---------- Data supplied

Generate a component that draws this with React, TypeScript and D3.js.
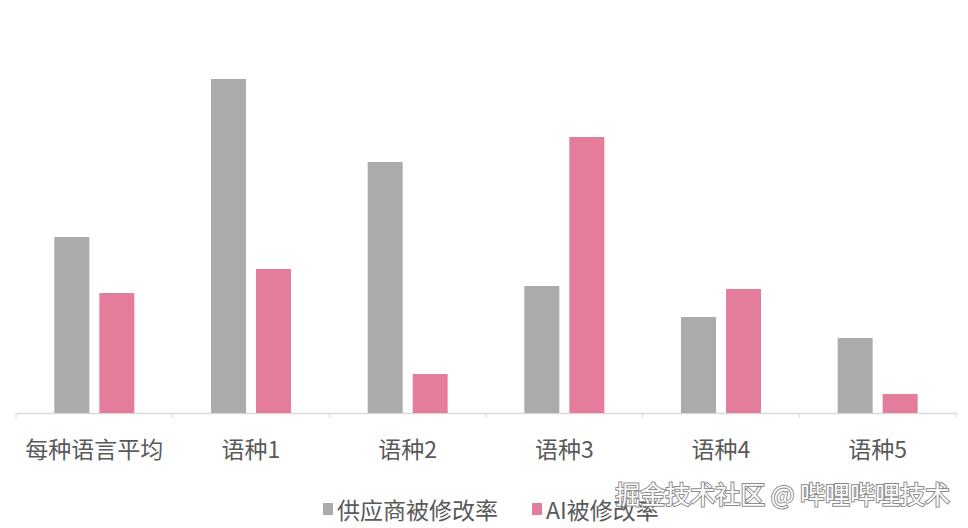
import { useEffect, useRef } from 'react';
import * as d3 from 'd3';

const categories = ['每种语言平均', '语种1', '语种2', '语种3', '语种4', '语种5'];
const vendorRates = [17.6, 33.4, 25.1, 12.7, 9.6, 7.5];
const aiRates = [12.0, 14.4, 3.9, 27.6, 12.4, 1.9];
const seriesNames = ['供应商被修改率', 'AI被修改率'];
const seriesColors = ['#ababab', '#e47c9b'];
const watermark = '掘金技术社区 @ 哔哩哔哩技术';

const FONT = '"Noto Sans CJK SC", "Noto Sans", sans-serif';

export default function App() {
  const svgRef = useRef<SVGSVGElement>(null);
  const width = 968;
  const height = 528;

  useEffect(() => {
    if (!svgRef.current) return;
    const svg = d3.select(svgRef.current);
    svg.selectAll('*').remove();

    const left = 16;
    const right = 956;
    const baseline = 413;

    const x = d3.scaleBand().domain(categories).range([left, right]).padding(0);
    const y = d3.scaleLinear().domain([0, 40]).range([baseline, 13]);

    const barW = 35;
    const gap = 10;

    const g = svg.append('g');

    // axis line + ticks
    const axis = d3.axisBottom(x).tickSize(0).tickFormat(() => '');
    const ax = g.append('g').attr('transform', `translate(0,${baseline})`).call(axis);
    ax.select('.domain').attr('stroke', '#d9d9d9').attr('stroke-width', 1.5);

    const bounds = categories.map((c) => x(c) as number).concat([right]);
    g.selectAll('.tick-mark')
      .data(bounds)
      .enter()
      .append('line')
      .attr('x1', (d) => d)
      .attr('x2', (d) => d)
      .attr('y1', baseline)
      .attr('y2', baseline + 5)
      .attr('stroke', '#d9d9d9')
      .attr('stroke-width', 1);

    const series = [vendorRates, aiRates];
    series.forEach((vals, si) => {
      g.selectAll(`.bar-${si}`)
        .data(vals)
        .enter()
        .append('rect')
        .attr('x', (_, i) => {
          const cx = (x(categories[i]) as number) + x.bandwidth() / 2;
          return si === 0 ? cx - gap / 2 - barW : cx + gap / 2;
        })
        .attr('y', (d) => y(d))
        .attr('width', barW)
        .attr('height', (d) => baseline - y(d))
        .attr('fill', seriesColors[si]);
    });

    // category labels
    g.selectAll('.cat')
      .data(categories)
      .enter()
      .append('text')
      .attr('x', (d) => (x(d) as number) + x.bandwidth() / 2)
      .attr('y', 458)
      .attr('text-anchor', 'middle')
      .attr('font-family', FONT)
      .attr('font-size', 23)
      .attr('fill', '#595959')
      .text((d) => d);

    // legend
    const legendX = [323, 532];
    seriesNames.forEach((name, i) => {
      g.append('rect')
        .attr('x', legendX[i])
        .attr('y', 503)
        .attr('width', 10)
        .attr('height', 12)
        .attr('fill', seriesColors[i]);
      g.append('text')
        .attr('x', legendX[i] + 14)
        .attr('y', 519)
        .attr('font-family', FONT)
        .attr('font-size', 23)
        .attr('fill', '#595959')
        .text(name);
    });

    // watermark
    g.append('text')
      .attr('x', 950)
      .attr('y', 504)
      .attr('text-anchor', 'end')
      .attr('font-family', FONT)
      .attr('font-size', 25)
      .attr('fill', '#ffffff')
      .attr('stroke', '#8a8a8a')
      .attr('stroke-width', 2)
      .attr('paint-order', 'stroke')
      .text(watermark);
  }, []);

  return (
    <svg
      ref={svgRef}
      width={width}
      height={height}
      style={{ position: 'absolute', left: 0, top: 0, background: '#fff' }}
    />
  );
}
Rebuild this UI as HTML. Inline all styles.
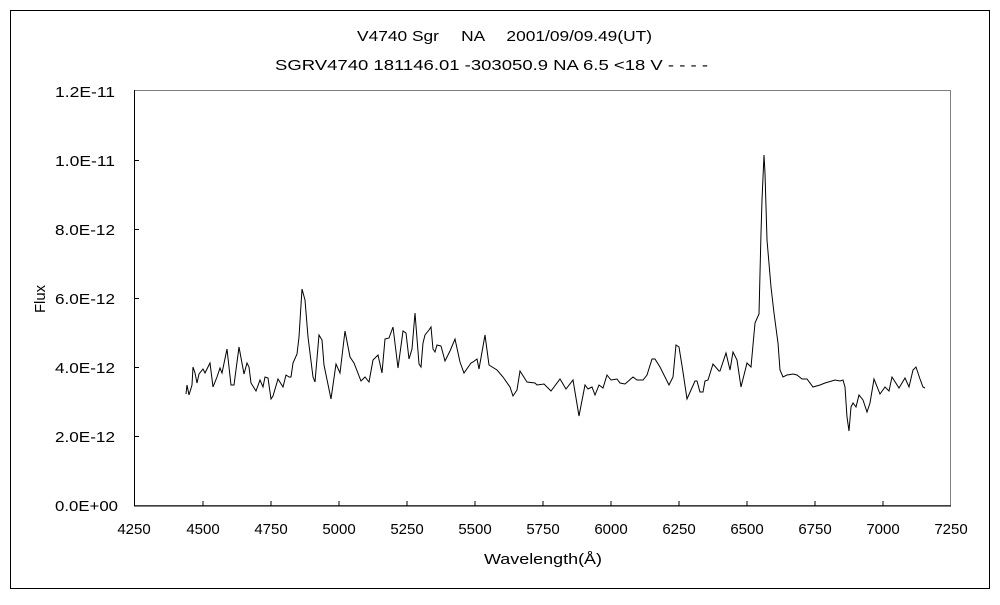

--------------------

Word for word, quote the full listing, omitting every picture.

- Solution for this exercise -
Generate a component that draws this with React, TypeScript and D3.js.
import { useEffect, useRef } from 'react';
import * as d3 from 'd3';

const categories = ['每种语言平均', '语种1', '语种2', '语种3', '语种4', '语种5'];
const vendorRates = [17.6, 33.4, 25.1, 12.7, 9.6, 7.5];
const aiRates = [12.0, 14.4, 3.9, 27.6, 12.4, 1.9];
const seriesNames = ['供应商被修改率', 'AI被修改率'];
const seriesColors = ['#ababab', '#e47c9b'];
const watermark = '掘金技术社区 @ 哔哩哔哩技术';

const FONT = '"Noto Sans CJK SC", "Noto Sans", sans-serif';

export default function App() {
  const svgRef = useRef<SVGSVGElement>(null);
  const width = 968;
  const height = 528;

  useEffect(() => {
    if (!svgRef.current) return;
    const svg = d3.select(svgRef.current);
    svg.selectAll('*').remove();

    const left = 16;
    const right = 956;
    const baseline = 413;

    const x = d3.scaleBand().domain(categories).range([left, right]).padding(0);
    const y = d3.scaleLinear().domain([0, 40]).range([baseline, 13]);

    const barW = 35;
    const gap = 10;

    const g = svg.append('g');

    // axis line + ticks
    const axis = d3.axisBottom(x).tickSize(0).tickFormat(() => '');
    const ax = g.append('g').attr('transform', `translate(0,${baseline})`).call(axis);
    ax.select('.domain').attr('stroke', '#d9d9d9').attr('stroke-width', 1.5);

    const bounds = categories.map((c) => x(c) as number).concat([right]);
    g.selectAll('.tick-mark')
      .data(bounds)
      .enter()
      .append('line')
      .attr('x1', (d) => d)
      .attr('x2', (d) => d)
      .attr('y1', baseline)
      .attr('y2', baseline + 5)
      .attr('stroke', '#d9d9d9')
      .attr('stroke-width', 1);

    const series = [vendorRates, aiRates];
    series.forEach((vals, si) => {
      g.selectAll(`.bar-${si}`)
        .data(vals)
        .enter()
        .append('rect')
        .attr('x', (_, i) => {
          const cx = (x(categories[i]) as number) + x.bandwidth() / 2;
          return si === 0 ? cx - gap / 2 - barW : cx + gap / 2;
        })
        .attr('y', (d) => y(d))
        .attr('width', barW)
        .attr('height', (d) => baseline - y(d))
        .attr('fill', seriesColors[si]);
    });

    // category labels
    g.selectAll('.cat')
      .data(categories)
      .enter()
      .append('text')
      .attr('x', (d) => (x(d) as number) + x.bandwidth() / 2)
      .attr('y', 458)
      .attr('text-anchor', 'middle')
      .attr('font-family', FONT)
      .attr('font-size', 23)
      .attr('fill', '#595959')
      .text((d) => d);

    // legend
    const legendX = [323, 532];
    seriesNames.forEach((name, i) => {
      g.append('rect')
        .attr('x', legendX[i])
        .attr('y', 503)
        .attr('width', 10)
        .attr('height', 12)
        .attr('fill', seriesColors[i]);
      g.append('text')
        .attr('x', legendX[i] + 14)
        .attr('y', 519)
        .attr('font-family', FONT)
        .attr('font-size', 23)
        .attr('fill', '#595959')
        .text(name);
    });

    // watermark
    g.append('text')
      .attr('x', 950)
      .attr('y', 504)
      .attr('text-anchor', 'end')
      .attr('font-family', FONT)
      .attr('font-size', 25)
      .attr('fill', '#ffffff')
      .attr('stroke', '#8a8a8a')
      .attr('stroke-width', 2)
      .attr('paint-order', 'stroke')
      .text(watermark);
  }, []);

  return (
    <svg
      ref={svgRef}
      width={width}
      height={height}
      style={{ position: 'absolute', left: 0, top: 0, background: '#fff' }}
    />
  );
}
Rebuild this UI as HTML. Inline all styles.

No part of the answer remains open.